South Korea. 1967.
Director – Kim Ki-Duk, Screenplay – Suh Yung-Sun, Producer – Cha Tae Jin, Photography – Byon In-Zip, Music – Chun Jung-Kun. Production Company – Kuk Dong Film Co.
Oh Young-Il, Nam Ching-Im
South Korea successfully launches a capsule into space. At the same time, a bombing test is conducted in the countryside. Shortly after, an earthquake is observed moving across the country. A giant reptilian monster emerges. The monster is named Yongary after a mythic monster that creates earthquakes. As Yongary causes mass devastation, scientists and the military try to find some means of dealing with it.

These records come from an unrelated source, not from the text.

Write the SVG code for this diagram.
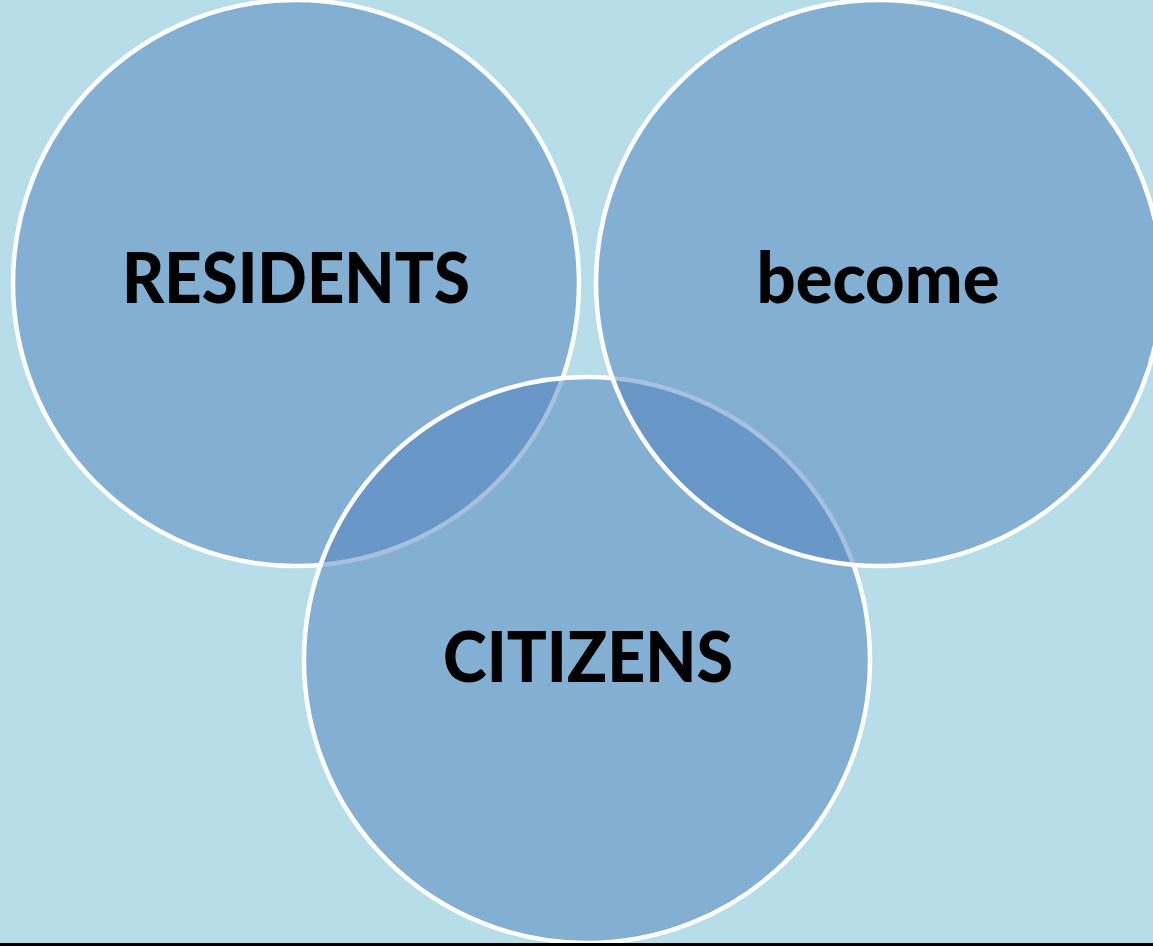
<svg xmlns="http://www.w3.org/2000/svg" width="1153" height="946" viewBox="0 0 1153 946">
<style>
.c{fill:rgba(79,129,189,0.5);stroke:#ffffff;stroke-width:4.5}
.t{font-family:Lato,"DejaVu Sans",sans-serif;font-weight:900;font-size:70px;fill:#000;text-anchor:middle}
</style>
<rect width="1153" height="946" fill="#b6dde8"/>
<g id="residents">
<circle class="c" cx="296" cy="283" r="283"/>
<text class="t" x="296" y="303" textLength="348" lengthAdjust="spacingAndGlyphs">RESIDENTS</text>
</g>
<g id="citizens">
<circle class="c" cx="587" cy="660" r="283"/>
<text class="t" x="588" y="682" textLength="290" lengthAdjust="spacingAndGlyphs">CITIZENS</text>
</g>
<g id="become">
<circle class="c" cx="879" cy="283" r="283"/>
<text class="t" x="878" y="303" textLength="243" lengthAdjust="spacingAndGlyphs">become</text>
</g>
<g id="connectors"></g>
<rect x="0" y="943" width="1153" height="3" fill="#000"/>
</svg>
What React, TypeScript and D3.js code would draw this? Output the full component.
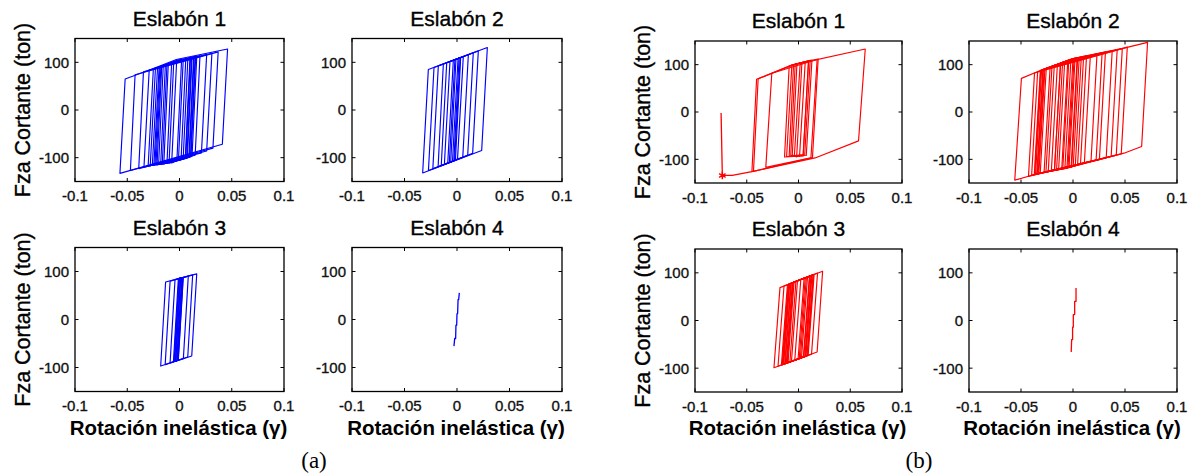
import React from "react";
import * as d3 from "d3";

type P = [number, number];

// ---------- data ----------
const xTicks = [-0.1, -0.05, 0, 0.05, 0.1];
const xTickLabels = ["-0.1", "-0.05", "0", "0.05", "0.1"];
const yTicks = [-100, 0, 100];
const yTickLabels = ["-100", "0", "100"];
const linkTitles = ["Eslabón 1", "Eslabón 2", "Eslabón 3", "Eslabón 4"];
const yLabel = "Fza Cortante (ton)";
const xLabel = "Rotación inelástica (γ)";
const captions = ["(a)", "(b)"];

// (a) Eslabón 1 — closed hysteresis loops [rotation, shear]
const loopsA1: P[][] = [
  [[-0.057, -133], [-0.052, 65], [-0.025, 87], [-0.003, 106], [0.046, 128], [0.041, -72]],
  [[-0.047, -127], [-0.0425, 74], [0.037, 122], [0.032, -80]],
  [[-0.039, -123], [-0.0345, 80], [0.031, 119], [0.026, -86]],
  [[-0.034, -120], [-0.029, 84], [0.026, 117], [0.021, -90]],
  [[-0.030, -118], [-0.025, 87], [0.0196, 114], [0.015, -95]],
  [[-0.028, -117], [-0.023, 88], [0.0165, 112], [0.012, -97]],
  [[-0.026, -116], [-0.021, 89], [0.014, 111], [0.0095, -99]],
  [[-0.0245, -115.5], [-0.0195, 90], [0.0105, 109.5], [0.006, -101]],
  [[-0.0235, -115], [-0.0187, 91], [0.012, 110], [0.0075, -100]],
  [[-0.0225, -115], [-0.0178, 91.5], [0.0135, 111], [0.009, -99.5]],
  [[-0.0215, -115], [-0.017, 92], [0.015, 112], [0.0105, -98]],
  [[-0.020, -114], [-0.0155, 94], [0.010, 109], [0.0055, -102]],
  [[-0.018, -114], [-0.0135, 95], [0.008, 108], [0.0035, -103]],
  [[-0.0165, -113.5], [-0.012, 96], [0.0155, 112.5], [0.011, -98]],
  [[-0.015, -113], [-0.0107, 98], [0.0036, 107], [-0.001, -105]],
  [[-0.012, -112], [-0.0075, 100], [0.006, 107.5], [0.0015, -104]],
  [[-0.01, -111.5], [-0.0055, 102], [0.0115, 110], [0.007, -100.5]],
  [[-0.0075, -111], [-0.0027, 104], [0.002, 106], [-0.0025, -106]],
];
const openA1: P[][] = [];

// (a) Eslabón 2
const loopsA2: P[][] = [
  [[-0.0327, -132], [-0.0273, 85], [0.0289, 131], [0.0235, -85]],
  [[-0.0272, -127], [-0.0219, 89], [0.0203, 124], [0.0149, -91]],
  [[-0.023, -123.5], [-0.0178, 92.6], [0.0155, 120], [0.0102, -95]],
  [[-0.018, -119], [-0.013, 96.5], [0.0108, 116], [0.0055, -99.4]],
  [[-0.015, -117], [-0.0098, 99], [0.006, 112], [0.0005, -103]],
  [[-0.012, -114], [-0.0067, 101.7], [0.003, 109.6], [-0.0023, -106]],
  [[-0.0088, -111.5], [-0.0035, 104.3], [0.001, 108], [-0.0043, -107.5]],
  [[-0.0073, -110], [-0.002, 105], [0.002, 109], [-0.003, -106.5]],
  [[-0.006, -109], [-0.001, 106], [0.0035, 110], [-0.0015, -105.5]],
];
const openA2: P[][] = [];

// (a) Eslabón 3
const loopsA3: P[][] = [
  [[-0.018, -97], [-0.0133, 78], [0.0165, 95], [0.0117, -76]],
  [[-0.0137, -94], [-0.009, 80], [0.0126, 93], [0.0079, -78]],
  [[-0.009, -90.3], [-0.0043, 83], [0.0084, 90.4], [0.0037, -81.5]],
  [[-0.0058, -88], [-0.0011, 85.4], [0.0036, 87.6], [-0.0011, -84.5]],
  [[-0.0052, -87.6], [-0.0005, 85.8], [0.003, 87.2], [-0.0017, -85]],
  [[-0.0046, -87.2], [0.0, 86], [0.0025, 87], [-0.0022, -85.3]],
  [[-0.004, -86.8], [0.0007, 86.4], [0.002, 86.6], [-0.0027, -85.7]],
  [[-0.0035, -86.4], [0.0012, 86.7], [0.0034, 87.5], [-0.0013, -84.7]],
];
const openA3: P[][] = [];

// (a) Eslabón 4 — elastic response only
const loopsA4: P[][] = [];
const openA4: P[][] = [
  [[-0.0029, -55.5], [-0.0022, -39.6], [-0.0013, -39.6], [-0.001, -11.9], [-0.0003, -11.9],
   [0.0, 12.4], [0.0006, 12.4], [0.001, 41.5], [0.0016, 41.5], [0.0022, 55.4]],
];

// (b) Eslabón 1
const loopsB1: P[][] = [
  [[-0.045, -126], [-0.0405, 69], [-0.0064, 99], [0.0645, 133], [0.058, -61], [0.016, -97]],
  [[-0.0435, -125.5], [-0.039, 70], [-0.0064, 99], [0.019, 112], [0.0135, -96]],
  [[-0.0316, -117], [-0.0258, 82], [0.018, 111], [0.012, -97]],
  [[-0.0135, -95], [-0.009, 97], [0.0097, 108], [0.0045, -93]],
  [[-0.0115, -94], [-0.0064, 99], [0.013, 110], [0.0075, -92]],
  [[-0.009, -93], [-0.0048, 100], [0.0065, 106], [0.001, -94]],
  [[-0.0075, -92], [-0.0032, 101], [0.0113, 109], [0.006, -91]],
  [[-0.006, -91], [-0.0015, 102], [0.0033, 104], [-0.0018, -95]],
  [[-0.004, -93], [0.0016, 103], [0.0097, 107], [0.0045, -90]],
];
const openB1: P[][] = [
  [[-0.045, -126], [-0.064, -134], [-0.0736, -134]],
  [[-0.0748, -2], [-0.0736, -134]],
];
const failurePoint: P[] = [[-0.0736, -134]];

// (b) Eslabón 2
const loopsB2: P[][] = [
  [[-0.056, -144], [-0.0496, 71], [-0.032, 87], [0.0, 113], [0.049, 135], [0.0717, 147],
   [0.066, -73], [0.049, -87], [0.0, -115], [-0.032, -129]],
  [[-0.0428, -136], [-0.037, 82.5], [0.0522, 137], [0.0464, -88.5]],
  [[-0.0398, -134], [-0.034, 85], [0.0474, 134], [0.0416, -91]],
  [[-0.0368, -132], [-0.031, 88], [0.0425, 132], [0.0367, -94]],
  [[-0.0348, -131], [-0.029, 89.4], [0.0377, 130], [0.0319, -97]],
  [[-0.0328, -129.5], [-0.027, 91], [0.0312, 127], [0.0254, -100.5]],
  [[-0.0278, -127], [-0.022, 95], [0.028, 125.6], [0.0222, -102]],
  [[-0.0238, -125.4], [-0.018, 98.4], [0.0231, 123.4], [0.0173, -105]],
  [[-0.0208, -124], [-0.015, 100.8], [0.0167, 120.5], [0.0109, -108.8]],
  [[-0.0178, -122.8], [-0.012, 103.3], [0.0102, 117.6], [0.0044, -112.5]],
  [[-0.0138, -121], [-0.008, 106.5], [0.006, 115.7], [0.0002, -115]],
  [[-0.0108, -119.7], [-0.005, 109], [0.004, 114.8], [-0.0018, -116]],
  [[-0.036, -131.5], [-0.0302, 88.5], [0.002, 114], [-0.0038, -117]],
  [[-0.0335, -130], [-0.0277, 90.5], [0.0, 113], [-0.0058, -118.5]],
  [[-0.0315, -128.8], [-0.0257, 92], [0.008, 116.6], [0.0022, -113.7]],
  [[-0.026, -126.4], [-0.0202, 96.5], [0.013, 119], [0.0072, -111]],
  [[-0.0372, -132.3], [-0.0314, 87.5], [-0.004, 110], [-0.0098, -119.5]],
  [[-0.0343, -130.5], [-0.0285, 90], [0.0045, 115], [-0.0013, -116.8]],
  [[-0.0178, -122.8], [-0.012, 103.3], [-0.002, 111], [-0.0078, -119]],
  [[-0.0158, -122], [-0.010, 105], [0.001, 112], [-0.0048, -117.5]],
];
const openB2: P[][] = [];

// (b) Eslabón 3
const loopsB3: P[][] = [
  [[-0.0237, -99], [-0.0179, 69], [0.0233, 103.5], [0.018, -66]],
  [[-0.0198, -96], [-0.014, 72.4], [0.0184, 99.5], [0.0126, -70.5]],
  [[-0.0165, -93.4], [-0.0107, 75.1], [0.0151, 96.8], [0.0093, -73.1]],
  [[-0.0158, -93], [-0.01, 75.5], [0.0145, 96.3], [0.0087, -73.5]],
  [[-0.0153, -92.4], [-0.0095, 76.1], [0.014, 95.9], [0.0082, -73.9]],
  [[-0.0148, -92], [-0.009, 76.6], [0.013, 95], [0.0072, -74.8]],
  [[-0.0143, -91.6], [-0.0085, 77], [0.0125, 94.5], [0.0067, -75.2]],
  [[-0.0133, -90.8], [-0.0075, 77.8], [0.012, 94], [0.0062, -75.6]],
  [[-0.0128, -90.4], [-0.007, 78.2], [0.011, 93.2], [0.0052, -76.3]],
  [[-0.0118, -89.7], [-0.006, 79.1], [0.0105, 92.7], [0.0047, -76.7]],
  [[-0.0113, -89.3], [-0.0055, 79.5], [0.0065, 89.6], [0.0007, -79.9]],
  [[-0.0108, -88.8], [-0.005, 80], [0.0076, 90.6], [0.0018, -79]],
  [[-0.0101, -88.3], [-0.0043, 80.5], [0.0087, 91.5], [0.0029, -78.1]],
  [[-0.0083, -87], [-0.0025, 82], [0.0054, 88.7], [-0.0004, -80.7]],
  [[-0.0068, -85.8], [-0.001, 83.3], [0.0022, 86], [-0.0036, -83.3]],
];
const openB3: P[][] = [];

// (b) Eslabón 4
const loopsB4: P[][] = [];
const openB4: P[][] = [
  [[-0.0017, -66], [-0.0013, -40], [-0.0004, -40], [-0.0004, -14], [0.0003, -14],
   [0.0003, 12.5], [0.0016, 12.5], [0.0016, 40], [0.0029, 40], [0.0029, 68]],
];

// ---------- layout ----------
const BLUE = "#0000ff";
const RED = "#ff0000";
const FONT = "Arial, 'Liberation Sans', sans-serif";

interface Panel {
  title: string;
  x: number; y: number; w: number; h: number;
  color: string;
  loops: P[][];
  open: P[][];
  marks?: P[];
  yLab: boolean;
  xLab: boolean;
}

const panels: Panel[] = [
  { title: linkTitles[0], x: 75, y: 38.5, w: 209, h: 143, color: BLUE, loops: loopsA1, open: openA1, yLab: true, xLab: false },
  { title: linkTitles[1], x: 352, y: 38.5, w: 210, h: 143, color: BLUE, loops: loopsA2, open: openA2, yLab: false, xLab: false },
  { title: linkTitles[2], x: 75, y: 247.5, w: 209, h: 144, color: BLUE, loops: loopsA3, open: openA3, yLab: true, xLab: true },
  { title: linkTitles[3], x: 352, y: 247.5, w: 210, h: 144, color: BLUE, loops: loopsA4, open: openA4, yLab: false, xLab: true },
  { title: linkTitles[0], x: 695, y: 41, w: 207, h: 142, color: RED, loops: loopsB1, open: openB1, marks: failurePoint, yLab: true, xLab: false },
  { title: linkTitles[1], x: 969, y: 41, w: 208, h: 142, color: RED, loops: loopsB2, open: openB2, yLab: false, xLab: false },
  { title: linkTitles[2], x: 695, y: 249, w: 207, h: 143, color: RED, loops: loopsB3, open: openB3, yLab: true, xLab: true },
  { title: linkTitles[3], x: 969, y: 249, w: 208, h: 143, color: RED, loops: loopsB4, open: openB4, yLab: false, xLab: true },
];

const captionPos = [
  { x: 314, y: 468 },
  { x: 919, y: 468 },
];

const TXT_STROKE = 0.35;

function PanelView({ p }: { p: Panel }) {
  const xs = d3.scaleLinear().domain([-0.1, 0.1]).range([p.x, p.x + p.w]);
  const ys = d3.scaleLinear().domain([-150, 150]).range([p.y + p.h, p.y]);
  const line = d3.line<P>().x((d) => xs(d[0])).y((d) => ys(d[1]));
  const tl = 3.5;
  const sym = (d3 as any).symbolAsterisk || d3.symbolCross;
  const star = d3.symbol().type(sym).size(40)();
  const bottom = p.y + p.h;
  return (
    <g>
      <text x={p.x + p.w / 2} y={p.y - 13} textAnchor="middle" fontFamily={FONT} fontSize={21} fill="#000" stroke="#000" strokeWidth={TXT_STROKE}>
        {p.title}
      </text>
      {p.loops.map((pts, i) => (
        <path key={"l" + i} d={(line(pts) || "") + "Z"} fill="none" stroke={p.color} strokeWidth={1.15} strokeLinejoin="round" />
      ))}
      {p.open.map((pts, i) => (
        <path key={"o" + i} d={line(pts) || ""} fill="none" stroke={p.color} strokeWidth={1.3} strokeLinejoin="round" />
      ))}
      {(p.marks || []).map((m, i) => (
        <path key={"m" + i} d={star || ""} transform={`translate(${xs(m[0])},${ys(m[1])})`} fill="none" stroke={p.color} strokeWidth={1.5} />
      ))}
      <rect x={p.x} y={p.y} width={p.w} height={p.h} fill="none" stroke="#000" strokeWidth={1.3} />
      {xTicks.map((t, i) => (
        <g key={"xt" + i}>
          <line x1={xs(t)} x2={xs(t)} y1={bottom} y2={bottom - tl} stroke="#000" />
          <line x1={xs(t)} x2={xs(t)} y1={p.y} y2={p.y + tl} stroke="#000" />
          <text x={xs(t)} y={bottom + 19.5} textAnchor="middle" fontFamily={FONT} fontSize={15} fill="#111" stroke="#111" strokeWidth={TXT_STROKE}>
            {xTickLabels[i]}
          </text>
        </g>
      ))}
      {yTicks.map((t, i) => (
        <g key={"yt" + i}>
          <line x1={p.x} x2={p.x + tl} y1={ys(t)} y2={ys(t)} stroke="#000" />
          <line x1={p.x + p.w} x2={p.x + p.w - tl} y1={ys(t)} y2={ys(t)} stroke="#000" />
          <text x={p.x - 6} y={ys(t)} dy="0.36em" textAnchor="end" fontFamily={FONT} fontSize={15} fill="#111" stroke="#111" strokeWidth={TXT_STROKE}>
            {yTickLabels[i]}
          </text>
        </g>
      ))}
      {p.yLab && (
        <text
          transform={`translate(${p.x - 53},${p.y + p.h / 2}) rotate(-90)`}
          textAnchor="middle"
          dy="0.35em"
          fontFamily={FONT}
          fontSize={21.5}
          fill="#000"
          stroke="#000"
          strokeWidth={TXT_STROKE}
        >
          {yLabel}
        </text>
      )}
      {p.xLab && (
        <text x={p.x + p.w / 2 - 1} y={bottom + 43} textAnchor="middle" fontFamily={FONT} fontSize={20.5} fontWeight="bold" fill="#000">
          {xLabel}
        </text>
      )}
    </g>
  );
}

export default function App() {
  return (
    <svg width={1191} height={474} style={{ position: "absolute", left: 0, top: 0, background: "#fff" }}>
      <rect x={0} y={0} width={1191} height={474} fill="#fff" />
      {panels.map((p, i) => (
        <PanelView key={i} p={p} />
      ))}
      {captions.map((c, i) => (
        <text key={c} x={captionPos[i].x} y={captionPos[i].y} textAnchor="middle" fontFamily="'Times New Roman', 'Liberation Serif', serif" fontSize={23} fill="#000">
          {c}
        </text>
      ))}
    </svg>
  );
}
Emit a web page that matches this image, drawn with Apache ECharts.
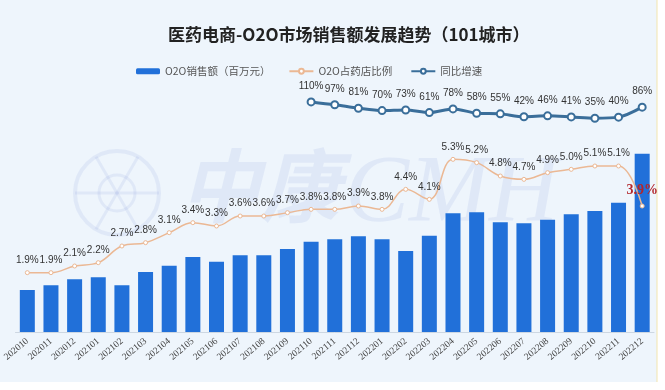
<!DOCTYPE html>
<html>
<head>
<meta charset="utf-8">
<script src="https://cdn.jsdelivr.net/npm/echarts@6/dist/echarts.min.js"></script>
<style>
html,body{margin:0;padding:0;background:#fff;}
#c{width:665px;height:390px;}
</style>
</head>
<body>
<div id="c"></div>
<script>
var categories = ['202010','202011','202012','202101','202102','202103','202104','202105','202106','202107','202108','202109','202110','202111','202112','202201','202202','202203','202204','202205','202206','202207','202208','202209','202210','202211','202212'];
var salesValues = [840,935,1055,1095,935,1200,1325,1500,1405,1535,1535,1660,1805,1855,1915,1855,1620,1925,2375,2395,2195,2175,2245,2355,2420,2585,3565];
var ratioValues = [1.9,1.9,2.1,2.2,2.7,2.8,3.1,3.4,3.3,3.6,3.6,3.7,3.8,3.8,3.9,3.8,4.4,4.1,5.3,5.2,4.8,4.7,4.9,5.0,5.1,5.1,3.9];
var growthValues = [null,null,null,null,null,null,null,null,null,null,null,null,110,97,81,70,73,61,78,58,55,42,46,41,35,40,86];
var seriesNames = ['O2O销售额（百万元）','O2O占药店比例','同比增速'];

var cjk = '"Noto Sans CJK SC", "Noto Sans", sans-serif';
var ratioData = ratioValues.map(function(v, i){
  if (i === ratioValues.length - 1) {
    return {value: v, label: {color:'#b3262b', fontSize:14, fontWeight:'bold', fontFamily:'"Liberation Serif", serif', distance:6}};
  }
  return v;
});

var wm = 'rgba(150,165,225,0.16)';
var cx = 117, cy = 193, r = 42;
var spokes = [0, 60, 120].map(function(a){
  var t = a * Math.PI / 180;
  return {type:'line', z:-8, silent:true,
    shape:{x1:cx + r*Math.cos(t), y1:cy + r*Math.sin(t), x2:cx - r*Math.cos(t), y2:cy - r*Math.sin(t)},
    style:{stroke:wm, lineWidth:3}};
});

var chart = echarts.init(document.getElementById('c'), null, {renderer:'canvas'});
chart.setOption({
  backgroundColor:'#ffffff',
  animation:false,
  graphic:[
    {type:'rect', z:-10, silent:true, shape:{x:0,y:0,width:657,height:382}, style:{fill:'#eef5fc'}},
    {type:'line', z:-9, silent:true, shape:{x1:657,y1:0,x2:657,y2:382}, style:{stroke:'#f3e5ae',lineWidth:1}},
    {type:'circle', z:-8, silent:true, shape:{cx:cx,cy:cy,r:r}, style:{fill:'none',stroke:wm,lineWidth:4}},
    {type:'circle', z:-8, silent:true, shape:{cx:cx,cy:cy,r:18}, style:{fill:'none',stroke:wm,lineWidth:3}}
  ].concat(spokes).concat([
    {type:'text', z:-8, silent:true, left:180, top:146, style:{text:'中康', font:'italic bold 80px "Noto Sans CJK SC"', fill:wm}},
    {type:'text', z:-8, silent:true, left:345, top:148, style:{text:'CMH', font:'italic 96px "Liberation Serif"', fill:wm}}
  ]),
  title:{
    text:'医药电商-O2O市场销售额发展趋势（101城市）',
    left:163, top:21,
    textStyle:{fontFamily:cjk, fontSize:17, fontWeight:'bold', color:'#222'}
  },
  legend:{
    data:seriesNames,
    left:131, top:61,
    itemWidth:24, itemHeight:6, itemGap:18,
    textStyle:{fontFamily:cjk, fontSize:10.5, color:'#555'}
  },
  grid:{left:14, right:11, top:90, bottom:58, containLabel:false},
  xAxis:{
    type:'category', data:categories,
    axisLine:{lineStyle:{color:'#cdd7e2'}},
    axisTick:{show:false},
    axisLabel:{rotate:40, fontSize:9.5, color:'#444', margin:8, interval:0, fontFamily:'"Liberation Serif", serif'}
  },
  yAxis:[
    {type:'value', min:0, max:4840, show:false, splitLine:{show:false}},
    {type:'value', min:0.12, max:7.38, show:false, splitLine:{show:false}},
    {type:'value', min:-950, max:165, show:false, splitLine:{show:false}}
  ],
  series:[
    {name:seriesNames[0], type:'bar', yAxisIndex:0, data:salesValues, barWidth:15, itemStyle:{color:'#2170d9'}},
    {name:seriesNames[1], type:'line', yAxisIndex:1, data:ratioData, smooth:0.4,
      lineStyle:{color:'#ebb894', width:1.5}, itemStyle:{color:'#ffffff', borderColor:'#ebb894', borderWidth:1},
      symbol:'circle', symbolSize:4,
      label:{show:true, position:'top', distance:5, fontSize:10, color:'#333', formatter:function(p){return p.value.toFixed(1)+'%';}}},
    {name:seriesNames[2], type:'line', yAxisIndex:2, data:growthValues, smooth:0.3,
      lineStyle:{color:'#3a6e9a', width:3}, itemStyle:{color:'#3a6e9a', borderColor:'#3a6e9a', borderWidth:1.5},
      symbol:'emptyCircle', symbolSize:7,
      label:{show:true, position:'top', distance:6, fontSize:10, color:'#333', formatter:function(p){return p.value+'%';}}}
  ]
});
</script>
</body>
</html>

At the time that Yongary, Monster from the Deep was made, South Korean Cinema was a rather tentative affair. It certainly found its feet and moved onto the world stage in the 1990s where it has enjoyed considerable success since then. It has also been a form that has been ready to borrow from other genres in Asian cinema – the Hong Kong gangster film, the Japanese horror cycle of the 90s. The Korean attempt to create a Monster Movie has been a rather unhappy affair – look no further than Wangwagmi (1967) or A.P.E./Attack of the Giant Horny Gorilla (1976) and it wasn’t really until Bong Joon-ho’s The Host (2006) that it found its feet.
Yongary was a Korean attempt to copy the Japanese Monster Movie and the success that Toho Studios were having with Godzilla, King of the Monsters (1954) and sequels during the 1960s. Yongary is a blatant copy of Godzilla, even down to it having fire breath. The only difference is that Yongary has a horn on the end of its nose. It must be said that Yongary is a rather wimpy copy of Godzilla that never holds much character or menace and is never very expressive. Even the directorial style seems modelled after director Ishiro Honda’s work on the Godzilla films right down to the same flat set-ups and one-dimensional human characters. The film also appears in an English language version with all the flat dreadful dubbing of the 1960s Godzilla movies.
There is not much explanation of where Yongary comes from – there is just an earthquake moving across the country and then the monster appears, nothing more than that. Despite the film opening and closing against panoramas of space and spacecraft, the space launch scene at the start proves of no relevance to the rest of the plot.
The effects are decidedly variable. They are generally competent enough for the era, although with some incredibly bad shots in their midst – some really obvious and poor model tanks; when Yongary breathes fire, you can clearly see the nozzle of the flamethrower whenever it opens its mouth; and the wires on the model helicopter circling the monster at sea.
Like the later Godzilla films of the 1960s and Daiei’s Gamera series, Yongary also adds a youth element – the film’s low point is where a kid uses the scientist’s lamp (of ill-defined purpose) to make Yongary dance and the two of them stand around boogieing as surfing music comes on the soundtrack.
Unlike the Godzilla films, there were no sequels ever made to Yongary. In the modern era, Yongary was remade using CGI effects as the incredibly bad Reptilian (2001).
Kim Ki-duk was a regular director in Korean cinema of the 1960s and 70s and should not be confused with the other South Korean director named Kim Ki-duk who made the acclaimed likes of Bad Guy (2001), Spring, Summer, Autumn, Winter … and Spring (2003) and 3-Iron (2004).